2. Trade agreements that have an impact upon free expression and Internet freedom often lack transparency and civil society input during the negotiation process.

Certain trade agreements, such as those administered by the World Trade Organization, involve complex multilateral negotiations while others are merely negotiations between two states. Yet the details of these agreements are often negotiated behind closed doors, with minimal civil society input. For example, attorney Hillary Brill, senior Global Policy Counsel at eBay, lamented that she was forced to consider how the pending Trans-Pacific Partnership might affect her company—but she only had access to a draft of the partnership that was 18 months old. Similarly, the 2011 Anti-counterfeiting Trade Agreement (ACTA) met significant opposition once civil society groups learned of its punitive provisions for copyright violations after it had already been signed by eight countries.

3. Countries may use censorship as a pretext to exclude global corporations and promote the growth of domestic companies, possibly in violation of free trade agreements. 

Andrew McLaughlin, former Deputy Chief Technology Officer at the Whitehouse and current Entrepreneur-in-Residence at betaworks, painted a scathing portrait of China’s practice of banning or censoring companies such as Twitter while nurturing homegrown internet competitors like Sina Weibo. The reason for excluding these companies is ostensibly censorship—under a theory that the content violates public order or morality—yet there may be a deliberate effort by China to promote home-grown companies at the expense of global corporations.

The U.S. formally requested a clarification of China’s actions under a WTO procedure but has not received a response, and no other country has been bold enough to challenge China on the matter.

Of course, a lot more happened in the day-long conference than can be squeezed into a blog post. One free-flowing panel, which included voices from Human Rights Watch, the Electronic Frontier Foundation, eBay, and the State Department, contained so much information that it became impossible for me to type fast enough to write everything down. I emerged from the conversation with the feeling that these various stakeholders genuinely care about internet freedom, but they feel constrained by a lack of transparency and a driving concern to operate their businesses efficiently.

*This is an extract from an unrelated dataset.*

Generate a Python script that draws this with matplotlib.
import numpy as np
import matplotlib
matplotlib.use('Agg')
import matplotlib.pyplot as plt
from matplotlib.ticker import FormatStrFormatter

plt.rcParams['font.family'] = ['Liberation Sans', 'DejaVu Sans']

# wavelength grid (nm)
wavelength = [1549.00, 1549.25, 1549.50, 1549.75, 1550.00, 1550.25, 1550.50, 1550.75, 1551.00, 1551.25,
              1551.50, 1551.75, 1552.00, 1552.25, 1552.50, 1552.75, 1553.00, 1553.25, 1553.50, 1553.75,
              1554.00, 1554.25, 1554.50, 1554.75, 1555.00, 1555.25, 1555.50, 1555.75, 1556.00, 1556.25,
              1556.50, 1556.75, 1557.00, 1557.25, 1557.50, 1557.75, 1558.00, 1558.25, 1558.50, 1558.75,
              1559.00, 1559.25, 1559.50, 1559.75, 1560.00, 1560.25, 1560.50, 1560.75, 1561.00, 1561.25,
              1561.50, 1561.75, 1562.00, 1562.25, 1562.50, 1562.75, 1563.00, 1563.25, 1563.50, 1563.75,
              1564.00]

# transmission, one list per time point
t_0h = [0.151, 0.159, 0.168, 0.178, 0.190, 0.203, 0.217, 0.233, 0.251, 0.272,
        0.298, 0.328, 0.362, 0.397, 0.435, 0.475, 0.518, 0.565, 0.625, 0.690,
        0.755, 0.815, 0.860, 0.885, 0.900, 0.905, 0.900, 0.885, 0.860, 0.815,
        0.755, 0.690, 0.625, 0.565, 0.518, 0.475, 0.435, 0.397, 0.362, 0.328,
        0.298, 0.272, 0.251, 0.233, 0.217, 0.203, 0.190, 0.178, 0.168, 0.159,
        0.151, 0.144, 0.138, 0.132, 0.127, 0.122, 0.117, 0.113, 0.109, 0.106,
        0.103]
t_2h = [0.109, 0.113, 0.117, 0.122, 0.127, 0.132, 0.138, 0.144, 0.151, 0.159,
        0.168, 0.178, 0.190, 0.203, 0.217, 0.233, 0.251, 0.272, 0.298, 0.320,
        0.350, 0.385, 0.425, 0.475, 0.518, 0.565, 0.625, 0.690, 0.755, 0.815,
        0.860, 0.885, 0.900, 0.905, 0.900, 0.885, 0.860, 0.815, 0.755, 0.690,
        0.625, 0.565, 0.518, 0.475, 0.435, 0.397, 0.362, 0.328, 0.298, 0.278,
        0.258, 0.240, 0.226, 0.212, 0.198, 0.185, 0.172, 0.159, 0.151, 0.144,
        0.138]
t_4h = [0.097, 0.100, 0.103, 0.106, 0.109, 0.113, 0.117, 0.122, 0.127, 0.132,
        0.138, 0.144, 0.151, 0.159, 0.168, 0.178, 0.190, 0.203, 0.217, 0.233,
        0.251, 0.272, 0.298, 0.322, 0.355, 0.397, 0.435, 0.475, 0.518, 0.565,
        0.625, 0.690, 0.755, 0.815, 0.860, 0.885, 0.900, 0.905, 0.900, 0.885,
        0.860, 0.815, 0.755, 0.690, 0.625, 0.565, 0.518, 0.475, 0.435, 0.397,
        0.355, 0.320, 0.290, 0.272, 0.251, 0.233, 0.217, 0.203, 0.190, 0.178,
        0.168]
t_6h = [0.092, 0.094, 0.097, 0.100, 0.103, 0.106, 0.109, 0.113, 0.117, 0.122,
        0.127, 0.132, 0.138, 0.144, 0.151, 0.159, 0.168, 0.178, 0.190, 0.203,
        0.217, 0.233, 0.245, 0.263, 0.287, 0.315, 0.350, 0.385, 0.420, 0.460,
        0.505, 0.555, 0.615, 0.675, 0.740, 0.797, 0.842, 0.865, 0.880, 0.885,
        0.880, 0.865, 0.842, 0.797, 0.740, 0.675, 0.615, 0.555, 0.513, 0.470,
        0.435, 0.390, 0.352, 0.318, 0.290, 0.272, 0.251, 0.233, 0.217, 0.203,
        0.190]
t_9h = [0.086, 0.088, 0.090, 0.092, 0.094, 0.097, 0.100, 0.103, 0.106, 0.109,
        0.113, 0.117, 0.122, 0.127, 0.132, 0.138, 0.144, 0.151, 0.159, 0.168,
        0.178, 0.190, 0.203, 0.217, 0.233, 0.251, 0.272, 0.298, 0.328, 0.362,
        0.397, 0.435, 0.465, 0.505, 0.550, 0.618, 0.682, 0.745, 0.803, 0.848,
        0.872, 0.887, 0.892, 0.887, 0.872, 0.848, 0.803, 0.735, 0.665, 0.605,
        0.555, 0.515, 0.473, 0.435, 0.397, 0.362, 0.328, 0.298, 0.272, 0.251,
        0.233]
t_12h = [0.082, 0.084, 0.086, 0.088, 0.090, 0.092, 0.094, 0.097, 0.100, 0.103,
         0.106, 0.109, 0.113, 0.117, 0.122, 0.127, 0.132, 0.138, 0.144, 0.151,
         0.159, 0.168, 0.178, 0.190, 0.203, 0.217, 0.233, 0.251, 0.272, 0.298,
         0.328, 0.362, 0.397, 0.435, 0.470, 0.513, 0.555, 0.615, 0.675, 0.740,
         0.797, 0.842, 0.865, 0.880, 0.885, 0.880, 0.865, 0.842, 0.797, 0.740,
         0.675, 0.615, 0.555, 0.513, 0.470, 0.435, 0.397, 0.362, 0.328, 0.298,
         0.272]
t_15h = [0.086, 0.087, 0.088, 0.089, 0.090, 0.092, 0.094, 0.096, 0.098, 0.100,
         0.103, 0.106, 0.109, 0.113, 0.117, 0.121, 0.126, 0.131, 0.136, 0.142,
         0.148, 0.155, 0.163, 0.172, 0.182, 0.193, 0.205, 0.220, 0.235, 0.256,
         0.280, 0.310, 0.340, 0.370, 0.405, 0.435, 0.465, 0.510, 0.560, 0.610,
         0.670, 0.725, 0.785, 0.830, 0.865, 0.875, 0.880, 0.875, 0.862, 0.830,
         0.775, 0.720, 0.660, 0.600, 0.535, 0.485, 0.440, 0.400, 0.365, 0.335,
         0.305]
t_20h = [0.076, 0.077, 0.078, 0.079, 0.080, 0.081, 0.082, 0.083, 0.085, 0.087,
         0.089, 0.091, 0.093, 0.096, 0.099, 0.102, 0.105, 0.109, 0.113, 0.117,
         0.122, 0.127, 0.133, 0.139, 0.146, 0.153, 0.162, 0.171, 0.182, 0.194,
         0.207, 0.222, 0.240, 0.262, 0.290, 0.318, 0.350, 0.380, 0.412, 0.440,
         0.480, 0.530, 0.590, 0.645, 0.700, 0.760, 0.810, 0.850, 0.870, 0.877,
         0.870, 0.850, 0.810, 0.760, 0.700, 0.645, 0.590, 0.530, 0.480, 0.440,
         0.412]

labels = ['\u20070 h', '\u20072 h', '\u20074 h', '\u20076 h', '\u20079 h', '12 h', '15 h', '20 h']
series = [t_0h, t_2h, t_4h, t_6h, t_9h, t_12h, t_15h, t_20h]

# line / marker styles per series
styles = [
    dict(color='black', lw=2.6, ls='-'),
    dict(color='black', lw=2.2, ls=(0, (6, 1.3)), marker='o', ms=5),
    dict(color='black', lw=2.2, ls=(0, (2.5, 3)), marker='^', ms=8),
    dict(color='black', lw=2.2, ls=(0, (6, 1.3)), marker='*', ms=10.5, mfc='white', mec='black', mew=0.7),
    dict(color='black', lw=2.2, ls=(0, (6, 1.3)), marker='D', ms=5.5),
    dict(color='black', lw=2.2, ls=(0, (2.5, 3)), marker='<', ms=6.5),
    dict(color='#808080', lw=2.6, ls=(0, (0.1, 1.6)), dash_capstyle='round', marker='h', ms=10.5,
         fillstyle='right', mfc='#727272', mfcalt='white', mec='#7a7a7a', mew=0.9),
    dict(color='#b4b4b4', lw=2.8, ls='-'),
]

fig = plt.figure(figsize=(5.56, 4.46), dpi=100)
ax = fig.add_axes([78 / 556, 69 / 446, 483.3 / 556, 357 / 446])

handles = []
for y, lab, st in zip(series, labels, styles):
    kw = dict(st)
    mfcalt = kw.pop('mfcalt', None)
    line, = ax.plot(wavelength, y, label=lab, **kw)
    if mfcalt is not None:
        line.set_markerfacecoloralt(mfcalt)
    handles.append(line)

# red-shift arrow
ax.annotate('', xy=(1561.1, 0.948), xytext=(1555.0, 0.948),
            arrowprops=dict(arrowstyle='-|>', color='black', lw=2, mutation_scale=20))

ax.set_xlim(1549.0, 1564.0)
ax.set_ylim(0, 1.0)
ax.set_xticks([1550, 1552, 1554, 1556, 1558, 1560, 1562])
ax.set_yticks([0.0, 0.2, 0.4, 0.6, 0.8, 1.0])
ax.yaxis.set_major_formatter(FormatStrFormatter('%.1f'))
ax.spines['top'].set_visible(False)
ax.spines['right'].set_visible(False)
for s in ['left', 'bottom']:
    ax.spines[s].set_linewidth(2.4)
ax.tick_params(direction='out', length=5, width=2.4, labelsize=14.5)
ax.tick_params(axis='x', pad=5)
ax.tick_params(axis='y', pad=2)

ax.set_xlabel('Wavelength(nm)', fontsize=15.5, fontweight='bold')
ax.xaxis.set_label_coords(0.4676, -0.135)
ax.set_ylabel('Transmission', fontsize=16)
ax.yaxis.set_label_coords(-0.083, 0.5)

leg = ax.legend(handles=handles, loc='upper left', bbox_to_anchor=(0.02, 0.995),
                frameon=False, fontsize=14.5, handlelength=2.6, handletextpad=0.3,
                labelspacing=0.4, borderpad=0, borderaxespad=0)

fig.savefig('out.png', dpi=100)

At the same time, there is still a vital need for civil society input to ensure that economic arguments that promote Internet Freedom don’t ignore basic human rights concerns.

As more and more authors express themselves through digital media, and journalists and activists access the Internet, these issues will increasingly affect PEN. Our hope is that our Declaration on Digital Freedom will serve as an important step in participating in and shaping the debates.